>>>

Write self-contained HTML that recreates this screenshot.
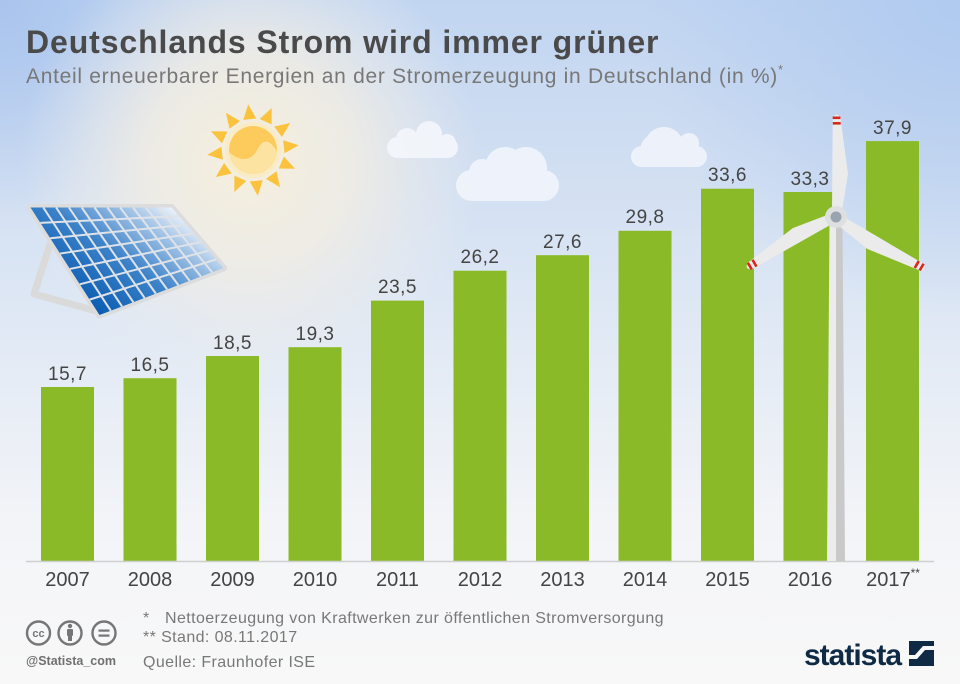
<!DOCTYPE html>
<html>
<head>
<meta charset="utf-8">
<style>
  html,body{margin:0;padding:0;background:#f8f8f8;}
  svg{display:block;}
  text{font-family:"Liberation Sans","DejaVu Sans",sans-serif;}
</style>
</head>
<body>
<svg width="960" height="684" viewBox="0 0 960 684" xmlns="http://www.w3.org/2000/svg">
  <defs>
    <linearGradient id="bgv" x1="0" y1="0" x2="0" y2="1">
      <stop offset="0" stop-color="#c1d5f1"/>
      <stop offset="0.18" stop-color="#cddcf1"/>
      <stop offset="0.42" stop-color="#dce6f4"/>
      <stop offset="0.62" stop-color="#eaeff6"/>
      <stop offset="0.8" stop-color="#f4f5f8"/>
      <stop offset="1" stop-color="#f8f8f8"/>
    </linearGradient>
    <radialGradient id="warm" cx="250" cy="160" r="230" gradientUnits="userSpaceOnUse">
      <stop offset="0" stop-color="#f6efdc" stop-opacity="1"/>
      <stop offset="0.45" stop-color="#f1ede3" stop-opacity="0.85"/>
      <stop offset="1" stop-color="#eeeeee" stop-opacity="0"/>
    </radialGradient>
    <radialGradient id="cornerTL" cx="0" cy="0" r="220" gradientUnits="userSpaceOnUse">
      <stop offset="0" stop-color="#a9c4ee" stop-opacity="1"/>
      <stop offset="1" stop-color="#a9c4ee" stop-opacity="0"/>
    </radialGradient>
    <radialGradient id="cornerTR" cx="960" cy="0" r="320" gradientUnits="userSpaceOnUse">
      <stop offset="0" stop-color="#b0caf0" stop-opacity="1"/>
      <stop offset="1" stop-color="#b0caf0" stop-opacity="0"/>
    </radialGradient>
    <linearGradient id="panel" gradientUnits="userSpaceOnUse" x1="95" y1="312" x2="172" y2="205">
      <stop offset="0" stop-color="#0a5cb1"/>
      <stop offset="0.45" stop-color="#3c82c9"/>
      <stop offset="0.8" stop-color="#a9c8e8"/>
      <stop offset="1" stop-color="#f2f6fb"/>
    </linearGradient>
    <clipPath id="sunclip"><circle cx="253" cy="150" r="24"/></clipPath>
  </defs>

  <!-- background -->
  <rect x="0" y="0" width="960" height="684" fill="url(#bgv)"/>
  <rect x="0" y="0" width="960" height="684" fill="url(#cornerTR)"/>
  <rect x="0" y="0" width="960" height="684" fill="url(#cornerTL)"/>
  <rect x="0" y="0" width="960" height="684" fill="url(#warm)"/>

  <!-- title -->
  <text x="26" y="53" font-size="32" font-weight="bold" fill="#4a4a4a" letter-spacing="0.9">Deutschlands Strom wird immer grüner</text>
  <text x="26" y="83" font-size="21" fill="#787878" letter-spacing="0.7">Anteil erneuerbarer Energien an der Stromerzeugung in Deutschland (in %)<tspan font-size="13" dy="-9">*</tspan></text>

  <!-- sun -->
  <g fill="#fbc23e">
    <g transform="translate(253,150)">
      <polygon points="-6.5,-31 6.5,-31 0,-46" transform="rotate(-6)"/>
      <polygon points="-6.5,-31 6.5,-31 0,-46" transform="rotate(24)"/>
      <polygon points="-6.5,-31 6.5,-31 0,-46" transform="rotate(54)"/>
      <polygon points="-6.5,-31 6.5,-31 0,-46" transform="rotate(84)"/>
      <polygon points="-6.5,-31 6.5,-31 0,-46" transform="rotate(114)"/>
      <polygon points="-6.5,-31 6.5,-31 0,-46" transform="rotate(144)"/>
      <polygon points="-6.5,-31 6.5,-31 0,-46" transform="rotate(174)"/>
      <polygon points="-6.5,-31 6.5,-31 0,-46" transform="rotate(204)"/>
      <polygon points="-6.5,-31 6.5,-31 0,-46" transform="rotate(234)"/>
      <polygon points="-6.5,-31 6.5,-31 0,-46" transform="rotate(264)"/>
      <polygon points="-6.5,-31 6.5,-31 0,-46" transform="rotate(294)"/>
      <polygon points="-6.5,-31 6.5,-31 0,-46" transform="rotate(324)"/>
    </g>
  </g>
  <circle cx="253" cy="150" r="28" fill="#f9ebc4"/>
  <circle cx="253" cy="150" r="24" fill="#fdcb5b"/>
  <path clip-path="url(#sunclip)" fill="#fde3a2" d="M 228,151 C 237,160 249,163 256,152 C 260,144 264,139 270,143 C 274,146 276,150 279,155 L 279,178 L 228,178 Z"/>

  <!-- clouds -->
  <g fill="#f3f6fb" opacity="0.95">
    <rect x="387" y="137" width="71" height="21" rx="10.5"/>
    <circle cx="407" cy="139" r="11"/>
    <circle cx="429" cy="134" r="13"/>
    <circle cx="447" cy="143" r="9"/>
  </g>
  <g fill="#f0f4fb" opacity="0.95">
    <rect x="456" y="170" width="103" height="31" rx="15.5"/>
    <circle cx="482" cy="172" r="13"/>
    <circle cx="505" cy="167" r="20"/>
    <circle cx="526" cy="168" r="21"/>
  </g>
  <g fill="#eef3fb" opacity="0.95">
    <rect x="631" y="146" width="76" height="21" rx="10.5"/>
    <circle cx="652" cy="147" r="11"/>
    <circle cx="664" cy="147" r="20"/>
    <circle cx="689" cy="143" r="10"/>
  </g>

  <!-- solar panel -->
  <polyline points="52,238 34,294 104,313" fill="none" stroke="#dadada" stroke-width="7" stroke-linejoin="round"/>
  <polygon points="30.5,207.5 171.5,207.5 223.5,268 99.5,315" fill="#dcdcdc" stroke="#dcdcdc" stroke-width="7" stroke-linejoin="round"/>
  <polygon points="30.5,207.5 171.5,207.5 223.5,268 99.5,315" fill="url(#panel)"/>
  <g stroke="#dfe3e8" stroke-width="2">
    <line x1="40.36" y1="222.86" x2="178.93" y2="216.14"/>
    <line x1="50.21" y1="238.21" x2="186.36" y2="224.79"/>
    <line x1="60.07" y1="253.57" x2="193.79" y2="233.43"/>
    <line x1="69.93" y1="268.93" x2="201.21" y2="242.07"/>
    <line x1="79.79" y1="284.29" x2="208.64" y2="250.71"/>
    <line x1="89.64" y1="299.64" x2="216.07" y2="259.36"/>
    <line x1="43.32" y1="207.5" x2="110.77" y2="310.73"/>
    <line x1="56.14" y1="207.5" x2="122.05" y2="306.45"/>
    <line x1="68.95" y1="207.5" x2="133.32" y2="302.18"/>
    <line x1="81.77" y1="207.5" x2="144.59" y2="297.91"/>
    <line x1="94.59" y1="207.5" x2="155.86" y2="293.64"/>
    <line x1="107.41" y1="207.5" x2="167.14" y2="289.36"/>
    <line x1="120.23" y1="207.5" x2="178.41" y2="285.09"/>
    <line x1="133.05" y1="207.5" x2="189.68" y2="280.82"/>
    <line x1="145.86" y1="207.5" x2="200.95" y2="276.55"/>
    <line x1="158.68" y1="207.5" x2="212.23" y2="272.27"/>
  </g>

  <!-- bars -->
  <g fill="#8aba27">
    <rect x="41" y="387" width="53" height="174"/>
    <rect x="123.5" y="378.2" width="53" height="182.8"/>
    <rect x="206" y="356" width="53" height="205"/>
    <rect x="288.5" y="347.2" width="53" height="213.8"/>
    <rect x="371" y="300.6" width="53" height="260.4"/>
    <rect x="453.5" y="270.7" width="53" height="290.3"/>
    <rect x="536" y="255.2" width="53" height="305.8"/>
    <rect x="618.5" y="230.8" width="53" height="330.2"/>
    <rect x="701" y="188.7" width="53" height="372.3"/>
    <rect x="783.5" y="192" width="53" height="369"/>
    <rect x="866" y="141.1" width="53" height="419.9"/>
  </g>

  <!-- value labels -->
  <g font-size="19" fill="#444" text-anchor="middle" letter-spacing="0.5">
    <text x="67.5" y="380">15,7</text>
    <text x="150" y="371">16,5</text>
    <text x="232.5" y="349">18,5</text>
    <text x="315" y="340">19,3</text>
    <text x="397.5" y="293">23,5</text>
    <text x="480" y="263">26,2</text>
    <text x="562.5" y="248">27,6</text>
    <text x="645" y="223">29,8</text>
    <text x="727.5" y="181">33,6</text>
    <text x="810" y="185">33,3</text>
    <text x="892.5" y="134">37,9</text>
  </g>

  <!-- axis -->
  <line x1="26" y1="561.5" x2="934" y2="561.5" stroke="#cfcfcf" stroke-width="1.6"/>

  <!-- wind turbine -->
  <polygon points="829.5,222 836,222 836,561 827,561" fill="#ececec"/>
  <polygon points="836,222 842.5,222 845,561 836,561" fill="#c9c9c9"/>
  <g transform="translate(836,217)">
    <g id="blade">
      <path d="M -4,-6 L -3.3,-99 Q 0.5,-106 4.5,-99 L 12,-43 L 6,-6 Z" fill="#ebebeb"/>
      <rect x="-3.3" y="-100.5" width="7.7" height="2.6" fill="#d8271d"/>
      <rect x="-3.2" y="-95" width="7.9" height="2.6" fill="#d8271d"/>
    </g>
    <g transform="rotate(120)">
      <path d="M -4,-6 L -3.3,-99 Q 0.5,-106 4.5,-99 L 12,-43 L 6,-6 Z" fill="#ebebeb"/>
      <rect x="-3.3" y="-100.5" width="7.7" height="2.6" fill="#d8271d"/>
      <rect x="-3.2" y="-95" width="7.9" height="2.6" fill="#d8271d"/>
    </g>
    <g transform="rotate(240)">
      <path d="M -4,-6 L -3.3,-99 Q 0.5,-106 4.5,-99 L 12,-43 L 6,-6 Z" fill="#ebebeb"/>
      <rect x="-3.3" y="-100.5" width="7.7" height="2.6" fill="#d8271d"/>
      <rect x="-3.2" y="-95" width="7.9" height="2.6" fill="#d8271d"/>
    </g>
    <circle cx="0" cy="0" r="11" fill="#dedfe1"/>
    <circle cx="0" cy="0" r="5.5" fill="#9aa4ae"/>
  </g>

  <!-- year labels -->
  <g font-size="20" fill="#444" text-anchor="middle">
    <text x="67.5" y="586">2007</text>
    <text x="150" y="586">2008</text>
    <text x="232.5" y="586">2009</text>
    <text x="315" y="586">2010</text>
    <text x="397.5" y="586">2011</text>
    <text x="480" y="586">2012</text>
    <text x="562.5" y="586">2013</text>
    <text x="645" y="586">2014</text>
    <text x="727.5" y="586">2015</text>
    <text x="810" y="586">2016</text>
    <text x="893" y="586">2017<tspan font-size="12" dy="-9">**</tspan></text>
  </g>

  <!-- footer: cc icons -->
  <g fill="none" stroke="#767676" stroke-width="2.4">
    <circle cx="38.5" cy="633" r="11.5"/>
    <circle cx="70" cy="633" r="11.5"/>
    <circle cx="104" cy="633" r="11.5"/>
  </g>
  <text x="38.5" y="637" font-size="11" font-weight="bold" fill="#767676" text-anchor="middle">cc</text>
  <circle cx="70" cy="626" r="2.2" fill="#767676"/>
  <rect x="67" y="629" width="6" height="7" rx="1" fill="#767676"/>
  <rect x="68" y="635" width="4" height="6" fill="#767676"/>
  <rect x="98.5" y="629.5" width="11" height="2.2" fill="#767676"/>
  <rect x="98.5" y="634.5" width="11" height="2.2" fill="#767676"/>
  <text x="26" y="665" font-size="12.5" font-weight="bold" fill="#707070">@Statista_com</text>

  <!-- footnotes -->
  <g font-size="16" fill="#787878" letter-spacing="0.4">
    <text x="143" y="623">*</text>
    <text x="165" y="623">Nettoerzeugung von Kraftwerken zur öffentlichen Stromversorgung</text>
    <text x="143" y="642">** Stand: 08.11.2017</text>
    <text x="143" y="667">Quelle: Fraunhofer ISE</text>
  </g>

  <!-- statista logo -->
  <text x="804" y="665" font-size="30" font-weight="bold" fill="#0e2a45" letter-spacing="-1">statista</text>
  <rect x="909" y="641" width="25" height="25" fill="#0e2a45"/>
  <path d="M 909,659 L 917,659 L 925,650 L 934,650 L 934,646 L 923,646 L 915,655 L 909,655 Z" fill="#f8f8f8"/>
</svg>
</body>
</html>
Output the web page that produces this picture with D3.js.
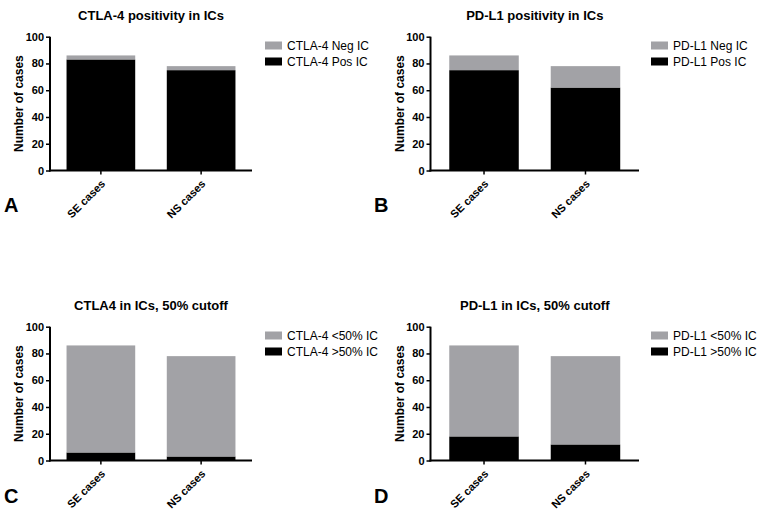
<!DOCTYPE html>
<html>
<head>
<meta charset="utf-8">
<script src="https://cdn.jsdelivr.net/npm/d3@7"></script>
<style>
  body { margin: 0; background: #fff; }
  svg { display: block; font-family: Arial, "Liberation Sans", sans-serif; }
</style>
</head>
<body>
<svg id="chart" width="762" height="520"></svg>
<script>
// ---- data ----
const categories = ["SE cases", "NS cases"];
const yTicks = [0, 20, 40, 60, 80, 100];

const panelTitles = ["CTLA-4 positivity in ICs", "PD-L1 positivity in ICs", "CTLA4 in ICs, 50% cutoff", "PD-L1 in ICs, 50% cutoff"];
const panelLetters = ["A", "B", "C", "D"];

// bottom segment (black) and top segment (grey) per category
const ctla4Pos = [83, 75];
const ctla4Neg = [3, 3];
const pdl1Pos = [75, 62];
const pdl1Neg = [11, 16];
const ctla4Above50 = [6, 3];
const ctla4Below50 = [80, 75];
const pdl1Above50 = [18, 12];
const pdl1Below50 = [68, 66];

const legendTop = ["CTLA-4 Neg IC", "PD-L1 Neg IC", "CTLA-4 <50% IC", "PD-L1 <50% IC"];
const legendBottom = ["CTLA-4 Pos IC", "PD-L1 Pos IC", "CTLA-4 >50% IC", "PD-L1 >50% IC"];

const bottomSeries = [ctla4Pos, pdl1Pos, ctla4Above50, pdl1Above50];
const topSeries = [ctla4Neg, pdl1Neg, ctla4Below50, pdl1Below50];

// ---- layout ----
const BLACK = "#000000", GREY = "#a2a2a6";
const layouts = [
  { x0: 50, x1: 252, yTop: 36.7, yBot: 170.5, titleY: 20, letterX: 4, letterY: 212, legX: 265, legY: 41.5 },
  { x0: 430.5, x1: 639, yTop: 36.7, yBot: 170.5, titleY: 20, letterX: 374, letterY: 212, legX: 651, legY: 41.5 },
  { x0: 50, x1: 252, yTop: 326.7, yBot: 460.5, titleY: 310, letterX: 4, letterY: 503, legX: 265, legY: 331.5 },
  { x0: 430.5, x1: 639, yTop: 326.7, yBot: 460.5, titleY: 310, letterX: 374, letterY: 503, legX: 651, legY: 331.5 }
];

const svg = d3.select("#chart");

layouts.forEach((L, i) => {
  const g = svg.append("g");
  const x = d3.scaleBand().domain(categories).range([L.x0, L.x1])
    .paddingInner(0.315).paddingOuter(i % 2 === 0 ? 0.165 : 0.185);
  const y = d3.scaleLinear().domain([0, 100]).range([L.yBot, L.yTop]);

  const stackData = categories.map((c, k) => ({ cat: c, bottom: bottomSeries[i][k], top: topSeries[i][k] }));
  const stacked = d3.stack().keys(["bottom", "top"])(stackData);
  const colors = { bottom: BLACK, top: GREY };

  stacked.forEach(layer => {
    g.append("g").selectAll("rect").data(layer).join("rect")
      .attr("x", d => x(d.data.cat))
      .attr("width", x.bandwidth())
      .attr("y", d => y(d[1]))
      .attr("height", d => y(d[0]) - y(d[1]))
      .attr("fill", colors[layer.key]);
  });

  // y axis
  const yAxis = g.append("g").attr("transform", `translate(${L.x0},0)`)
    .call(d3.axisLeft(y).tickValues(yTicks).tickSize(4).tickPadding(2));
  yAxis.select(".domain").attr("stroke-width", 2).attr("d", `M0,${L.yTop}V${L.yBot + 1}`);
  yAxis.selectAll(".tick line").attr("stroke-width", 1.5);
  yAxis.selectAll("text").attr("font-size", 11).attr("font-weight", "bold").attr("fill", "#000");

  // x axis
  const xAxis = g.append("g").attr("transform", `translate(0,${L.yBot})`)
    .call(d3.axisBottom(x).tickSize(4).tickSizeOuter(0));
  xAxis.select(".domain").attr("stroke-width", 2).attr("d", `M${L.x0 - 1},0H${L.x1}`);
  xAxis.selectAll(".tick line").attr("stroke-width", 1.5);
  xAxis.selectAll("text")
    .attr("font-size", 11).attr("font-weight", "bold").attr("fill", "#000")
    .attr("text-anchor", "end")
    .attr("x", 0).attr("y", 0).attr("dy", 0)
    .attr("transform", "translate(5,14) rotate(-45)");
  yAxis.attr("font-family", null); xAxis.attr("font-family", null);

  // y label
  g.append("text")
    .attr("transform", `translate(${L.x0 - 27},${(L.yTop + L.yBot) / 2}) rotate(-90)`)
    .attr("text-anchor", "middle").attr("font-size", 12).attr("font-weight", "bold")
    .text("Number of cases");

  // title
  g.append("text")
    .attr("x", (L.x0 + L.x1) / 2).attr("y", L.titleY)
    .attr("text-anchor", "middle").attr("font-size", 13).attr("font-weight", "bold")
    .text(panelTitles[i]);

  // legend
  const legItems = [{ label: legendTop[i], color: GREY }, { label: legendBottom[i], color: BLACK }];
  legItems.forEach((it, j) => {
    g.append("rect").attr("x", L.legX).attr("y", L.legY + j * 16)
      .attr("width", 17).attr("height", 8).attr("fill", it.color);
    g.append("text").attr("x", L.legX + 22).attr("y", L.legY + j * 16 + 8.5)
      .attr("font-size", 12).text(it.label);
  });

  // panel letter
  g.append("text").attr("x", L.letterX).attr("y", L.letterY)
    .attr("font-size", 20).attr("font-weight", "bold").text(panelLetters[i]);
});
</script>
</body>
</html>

<<<

▶ _WHAT THE TASK ASKS_: Your first line is the one with "Output the web", and your last is the one with "pdl1Neg, ctla4Below50, pdl1Below50];". Copy those and every line between them exactly, without any pictures.

▶ _ANSWER BELOW_:
Output the web page that produces this picture with D3.js.
<!DOCTYPE html>
<html>
<head>
<meta charset="utf-8">
<script src="https://cdn.jsdelivr.net/npm/d3@7"></script>
<style>
  body { margin: 0; background: #fff; }
  svg { display: block; font-family: Arial, "Liberation Sans", sans-serif; }
</style>
</head>
<body>
<svg id="chart" width="762" height="520"></svg>
<script>
// ---- data ----
const categories = ["SE cases", "NS cases"];
const yTicks = [0, 20, 40, 60, 80, 100];

const panelTitles = ["CTLA-4 positivity in ICs", "PD-L1 positivity in ICs", "CTLA4 in ICs, 50% cutoff", "PD-L1 in ICs, 50% cutoff"];
const panelLetters = ["A", "B", "C", "D"];

// bottom segment (black) and top segment (grey) per category
const ctla4Pos = [83, 75];
const ctla4Neg = [3, 3];
const pdl1Pos = [75, 62];
const pdl1Neg = [11, 16];
const ctla4Above50 = [6, 3];
const ctla4Below50 = [80, 75];
const pdl1Above50 = [18, 12];
const pdl1Below50 = [68, 66];

const legendTop = ["CTLA-4 Neg IC", "PD-L1 Neg IC", "CTLA-4 <50% IC", "PD-L1 <50% IC"];
const legendBottom = ["CTLA-4 Pos IC", "PD-L1 Pos IC", "CTLA-4 >50% IC", "PD-L1 >50% IC"];

const bottomSeries = [ctla4Pos, pdl1Pos, ctla4Above50, pdl1Above50];
const topSeries = [ctla4Neg, pdl1Neg, ctla4Below50, pdl1Below50];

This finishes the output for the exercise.